PROBLEM TO SOLVE: Reproduce the listing below from the line with "Rebuild this chart" to the line with "var yTicksC = [40, 60, 80, 100, 120, 140];", both lines included, character for character, minus any pictures.

MATERIAL PROVIDED:
**********
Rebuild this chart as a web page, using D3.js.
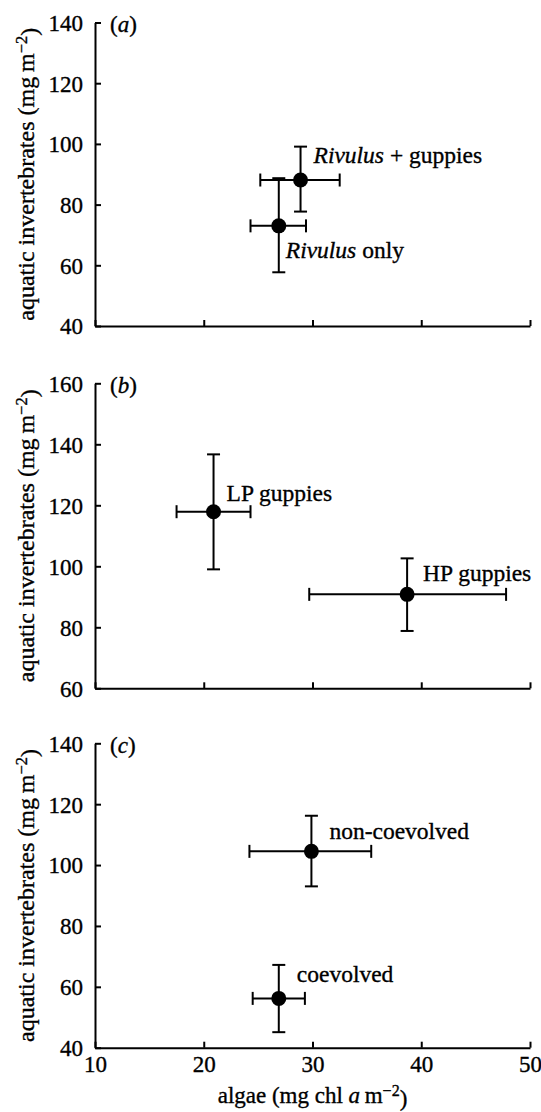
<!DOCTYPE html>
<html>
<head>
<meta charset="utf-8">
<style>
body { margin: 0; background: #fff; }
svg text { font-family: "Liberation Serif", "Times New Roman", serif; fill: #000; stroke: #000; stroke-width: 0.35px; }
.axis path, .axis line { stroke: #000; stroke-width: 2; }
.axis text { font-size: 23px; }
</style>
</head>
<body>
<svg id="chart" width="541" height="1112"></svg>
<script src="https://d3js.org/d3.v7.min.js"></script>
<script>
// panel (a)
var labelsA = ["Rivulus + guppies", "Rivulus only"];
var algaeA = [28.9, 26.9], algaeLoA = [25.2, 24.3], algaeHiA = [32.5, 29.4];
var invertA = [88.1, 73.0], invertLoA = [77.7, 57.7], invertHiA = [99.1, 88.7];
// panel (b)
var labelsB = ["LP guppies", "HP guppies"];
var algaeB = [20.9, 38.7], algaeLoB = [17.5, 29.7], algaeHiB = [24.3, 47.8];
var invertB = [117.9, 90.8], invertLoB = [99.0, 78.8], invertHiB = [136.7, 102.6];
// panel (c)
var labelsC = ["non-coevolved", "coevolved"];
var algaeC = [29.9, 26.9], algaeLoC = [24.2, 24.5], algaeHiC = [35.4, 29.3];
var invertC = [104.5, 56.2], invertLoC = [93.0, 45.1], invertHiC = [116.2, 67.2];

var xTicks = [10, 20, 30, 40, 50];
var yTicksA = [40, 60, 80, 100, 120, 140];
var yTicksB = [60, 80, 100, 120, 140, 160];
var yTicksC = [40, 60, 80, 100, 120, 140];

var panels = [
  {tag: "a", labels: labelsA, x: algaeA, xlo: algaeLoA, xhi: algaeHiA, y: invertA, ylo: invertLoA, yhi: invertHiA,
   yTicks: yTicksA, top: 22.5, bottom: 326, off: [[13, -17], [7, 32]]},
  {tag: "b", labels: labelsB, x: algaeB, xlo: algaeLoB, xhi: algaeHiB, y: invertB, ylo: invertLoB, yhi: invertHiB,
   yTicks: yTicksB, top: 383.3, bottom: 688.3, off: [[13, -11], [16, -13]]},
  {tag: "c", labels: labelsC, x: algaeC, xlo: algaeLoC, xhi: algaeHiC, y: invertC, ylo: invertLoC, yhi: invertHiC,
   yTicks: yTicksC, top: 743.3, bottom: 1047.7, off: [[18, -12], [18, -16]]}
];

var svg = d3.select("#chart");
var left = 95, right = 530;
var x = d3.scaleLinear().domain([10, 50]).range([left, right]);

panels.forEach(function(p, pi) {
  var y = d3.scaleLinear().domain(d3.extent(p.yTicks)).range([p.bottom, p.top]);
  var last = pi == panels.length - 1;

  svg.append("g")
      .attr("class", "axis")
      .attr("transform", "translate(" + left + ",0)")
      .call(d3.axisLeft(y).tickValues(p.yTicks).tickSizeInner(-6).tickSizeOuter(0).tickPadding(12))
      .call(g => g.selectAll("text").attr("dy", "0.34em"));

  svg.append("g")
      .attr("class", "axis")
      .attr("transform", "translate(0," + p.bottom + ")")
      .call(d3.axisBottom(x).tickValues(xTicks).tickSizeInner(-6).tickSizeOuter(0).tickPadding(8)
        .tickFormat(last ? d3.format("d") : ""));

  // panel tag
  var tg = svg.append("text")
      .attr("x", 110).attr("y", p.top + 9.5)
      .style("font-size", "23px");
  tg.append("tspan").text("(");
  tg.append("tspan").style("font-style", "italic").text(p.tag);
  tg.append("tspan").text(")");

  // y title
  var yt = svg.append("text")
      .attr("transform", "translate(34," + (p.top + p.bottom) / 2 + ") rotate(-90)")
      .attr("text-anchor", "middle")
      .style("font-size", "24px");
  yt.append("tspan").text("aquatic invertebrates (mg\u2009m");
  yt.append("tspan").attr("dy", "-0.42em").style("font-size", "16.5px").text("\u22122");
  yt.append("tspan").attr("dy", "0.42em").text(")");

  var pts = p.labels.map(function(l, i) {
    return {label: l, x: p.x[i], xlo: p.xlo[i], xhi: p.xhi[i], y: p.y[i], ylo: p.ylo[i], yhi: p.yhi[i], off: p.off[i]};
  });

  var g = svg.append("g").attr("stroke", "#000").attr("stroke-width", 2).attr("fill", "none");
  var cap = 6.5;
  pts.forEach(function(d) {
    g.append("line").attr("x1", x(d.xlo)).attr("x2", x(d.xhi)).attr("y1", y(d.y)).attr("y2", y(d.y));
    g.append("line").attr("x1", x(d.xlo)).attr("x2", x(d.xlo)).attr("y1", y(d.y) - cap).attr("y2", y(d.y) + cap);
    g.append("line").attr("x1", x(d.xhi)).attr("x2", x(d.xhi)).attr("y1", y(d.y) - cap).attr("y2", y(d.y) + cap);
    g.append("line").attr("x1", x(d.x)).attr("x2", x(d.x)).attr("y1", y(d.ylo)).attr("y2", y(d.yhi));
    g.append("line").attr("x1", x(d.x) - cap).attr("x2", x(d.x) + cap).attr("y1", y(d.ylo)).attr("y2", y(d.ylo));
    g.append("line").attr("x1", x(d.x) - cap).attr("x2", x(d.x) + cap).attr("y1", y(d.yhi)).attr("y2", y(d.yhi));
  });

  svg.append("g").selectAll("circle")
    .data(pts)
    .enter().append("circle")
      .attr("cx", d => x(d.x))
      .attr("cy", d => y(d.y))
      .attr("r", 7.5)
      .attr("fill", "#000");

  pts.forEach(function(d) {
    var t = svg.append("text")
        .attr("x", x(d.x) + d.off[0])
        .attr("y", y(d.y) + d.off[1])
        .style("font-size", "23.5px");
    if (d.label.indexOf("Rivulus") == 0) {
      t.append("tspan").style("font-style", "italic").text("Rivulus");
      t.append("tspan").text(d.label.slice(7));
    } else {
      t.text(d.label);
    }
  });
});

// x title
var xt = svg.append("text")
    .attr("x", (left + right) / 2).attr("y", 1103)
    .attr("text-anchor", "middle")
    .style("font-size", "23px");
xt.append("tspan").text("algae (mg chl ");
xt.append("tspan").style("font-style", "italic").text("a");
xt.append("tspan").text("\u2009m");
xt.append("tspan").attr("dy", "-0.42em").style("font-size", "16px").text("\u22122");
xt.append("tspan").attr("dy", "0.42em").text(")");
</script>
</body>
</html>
**********
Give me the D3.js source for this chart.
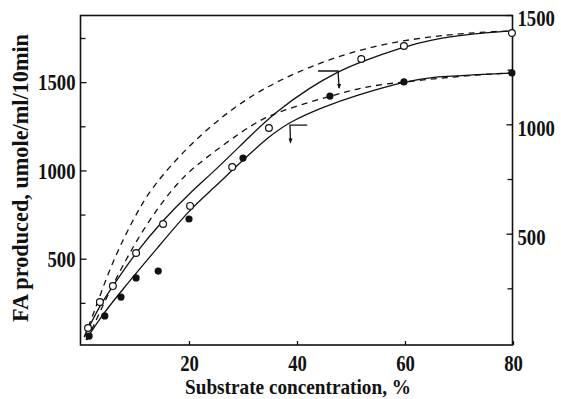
**********
FINAL RESULT:
Rebuild this chart as a web page, using D3.js.
<!DOCTYPE html>
<html>
<head>
<meta charset="utf-8">
<style>
body { margin: 0; background: #fff; }
svg text { font-family: "Liberation Serif", "Times New Roman", serif; fill: #000; stroke: #000; stroke-width: 0.35px; }
.axis path, .axis line { stroke: #000; stroke-width: 2; }
.axis text { font-size: 23px; }
</style>
</head>
<body>
<svg id="chart" width="541" height="1112"></svg>
<script src="https://d3js.org/d3.v7.min.js"></script>
<script>
// panel (a)
var labelsA = ["Rivulus + guppies", "Rivulus only"];
var algaeA = [28.9, 26.9], algaeLoA = [25.2, 24.3], algaeHiA = [32.5, 29.4];
var invertA = [88.1, 73.0], invertLoA = [77.7, 57.7], invertHiA = [99.1, 88.7];
// panel (b)
var labelsB = ["LP guppies", "HP guppies"];
var algaeB = [20.9, 38.7], algaeLoB = [17.5, 29.7], algaeHiB = [24.3, 47.8];
var invertB = [117.9, 90.8], invertLoB = [99.0, 78.8], invertHiB = [136.7, 102.6];
// panel (c)
var labelsC = ["non-coevolved", "coevolved"];
var algaeC = [29.9, 26.9], algaeLoC = [24.2, 24.5], algaeHiC = [35.4, 29.3];
var invertC = [104.5, 56.2], invertLoC = [93.0, 45.1], invertHiC = [116.2, 67.2];

var xTicks = [10, 20, 30, 40, 50];
var yTicksA = [40, 60, 80, 100, 120, 140];
var yTicksB = [60, 80, 100, 120, 140, 160];
var yTicksC = [40, 60, 80, 100, 120, 140];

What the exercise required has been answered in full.